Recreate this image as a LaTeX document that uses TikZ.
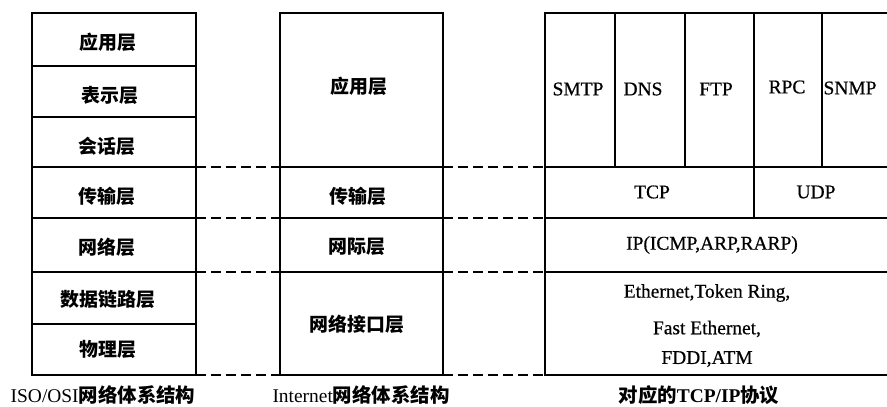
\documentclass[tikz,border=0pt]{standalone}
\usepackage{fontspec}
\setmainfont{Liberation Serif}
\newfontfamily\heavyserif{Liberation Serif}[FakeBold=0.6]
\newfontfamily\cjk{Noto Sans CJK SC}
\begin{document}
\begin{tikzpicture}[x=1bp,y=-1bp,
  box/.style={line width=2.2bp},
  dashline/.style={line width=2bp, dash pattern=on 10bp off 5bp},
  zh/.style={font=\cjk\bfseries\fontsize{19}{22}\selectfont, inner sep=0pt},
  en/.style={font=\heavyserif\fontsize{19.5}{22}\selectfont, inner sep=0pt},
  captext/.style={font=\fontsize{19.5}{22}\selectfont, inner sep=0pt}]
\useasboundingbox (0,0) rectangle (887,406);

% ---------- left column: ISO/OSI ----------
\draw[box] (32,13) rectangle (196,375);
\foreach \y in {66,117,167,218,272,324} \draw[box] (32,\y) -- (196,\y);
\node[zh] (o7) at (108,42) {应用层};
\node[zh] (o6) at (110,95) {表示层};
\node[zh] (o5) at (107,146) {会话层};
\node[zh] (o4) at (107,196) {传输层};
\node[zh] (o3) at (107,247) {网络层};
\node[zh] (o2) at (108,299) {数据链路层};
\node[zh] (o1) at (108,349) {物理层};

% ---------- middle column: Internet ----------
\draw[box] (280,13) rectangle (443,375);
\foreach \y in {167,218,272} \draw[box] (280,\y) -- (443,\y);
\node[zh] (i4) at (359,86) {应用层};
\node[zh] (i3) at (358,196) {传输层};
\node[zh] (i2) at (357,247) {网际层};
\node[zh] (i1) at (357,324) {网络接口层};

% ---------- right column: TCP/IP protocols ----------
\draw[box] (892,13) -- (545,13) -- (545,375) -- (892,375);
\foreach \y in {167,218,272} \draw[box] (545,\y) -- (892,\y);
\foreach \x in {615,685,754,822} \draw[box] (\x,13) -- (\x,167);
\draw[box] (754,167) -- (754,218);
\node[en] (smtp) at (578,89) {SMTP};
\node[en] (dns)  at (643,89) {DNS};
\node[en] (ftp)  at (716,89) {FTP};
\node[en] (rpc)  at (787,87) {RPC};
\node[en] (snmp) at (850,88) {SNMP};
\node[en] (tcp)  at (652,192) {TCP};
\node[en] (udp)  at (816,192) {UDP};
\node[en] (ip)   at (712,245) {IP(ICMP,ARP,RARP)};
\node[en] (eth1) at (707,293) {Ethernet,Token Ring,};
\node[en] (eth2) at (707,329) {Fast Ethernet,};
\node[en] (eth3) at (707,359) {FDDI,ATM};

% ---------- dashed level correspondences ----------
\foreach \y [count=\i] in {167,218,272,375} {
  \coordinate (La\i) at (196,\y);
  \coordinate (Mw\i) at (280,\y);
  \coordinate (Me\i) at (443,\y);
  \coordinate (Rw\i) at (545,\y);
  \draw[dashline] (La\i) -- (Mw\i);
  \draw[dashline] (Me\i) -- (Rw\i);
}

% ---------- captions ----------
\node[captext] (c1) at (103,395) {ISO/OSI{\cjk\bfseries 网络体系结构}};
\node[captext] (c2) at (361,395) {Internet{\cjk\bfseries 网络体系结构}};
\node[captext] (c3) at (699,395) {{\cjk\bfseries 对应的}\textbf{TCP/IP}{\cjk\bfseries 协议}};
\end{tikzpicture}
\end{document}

#####

## Task objective
Everything from the top line of the data down to and including the line with "(i1) at (357,324)" is to be copied, except the pictures.

## Reply
Recreate this image as a LaTeX document that uses TikZ.
\documentclass[tikz,border=0pt]{standalone}
\usepackage{fontspec}
\setmainfont{Liberation Serif}
\newfontfamily\heavyserif{Liberation Serif}[FakeBold=0.6]
\newfontfamily\cjk{Noto Sans CJK SC}
\begin{document}
\begin{tikzpicture}[x=1bp,y=-1bp,
  box/.style={line width=2.2bp},
  dashline/.style={line width=2bp, dash pattern=on 10bp off 5bp},
  zh/.style={font=\cjk\bfseries\fontsize{19}{22}\selectfont, inner sep=0pt},
  en/.style={font=\heavyserif\fontsize{19.5}{22}\selectfont, inner sep=0pt},
  captext/.style={font=\fontsize{19.5}{22}\selectfont, inner sep=0pt}]
\useasboundingbox (0,0) rectangle (887,406);

% ---------- left column: ISO/OSI ----------
\draw[box] (32,13) rectangle (196,375);
\foreach \y in {66,117,167,218,272,324} \draw[box] (32,\y) -- (196,\y);
\node[zh] (o7) at (108,42) {应用层};
\node[zh] (o6) at (110,95) {表示层};
\node[zh] (o5) at (107,146) {会话层};
\node[zh] (o4) at (107,196) {传输层};
\node[zh] (o3) at (107,247) {网络层};
\node[zh] (o2) at (108,299) {数据链路层};
\node[zh] (o1) at (108,349) {物理层};

% ---------- middle column: Internet ----------
\draw[box] (280,13) rectangle (443,375);
\foreach \y in {167,218,272} \draw[box] (280,\y) -- (443,\y);
\node[zh] (i4) at (359,86) {应用层};
\node[zh] (i3) at (358,196) {传输层};
\node[zh] (i2) at (357,247) {网际层};
\node[zh] (i1) at (357,324) {网络接口层};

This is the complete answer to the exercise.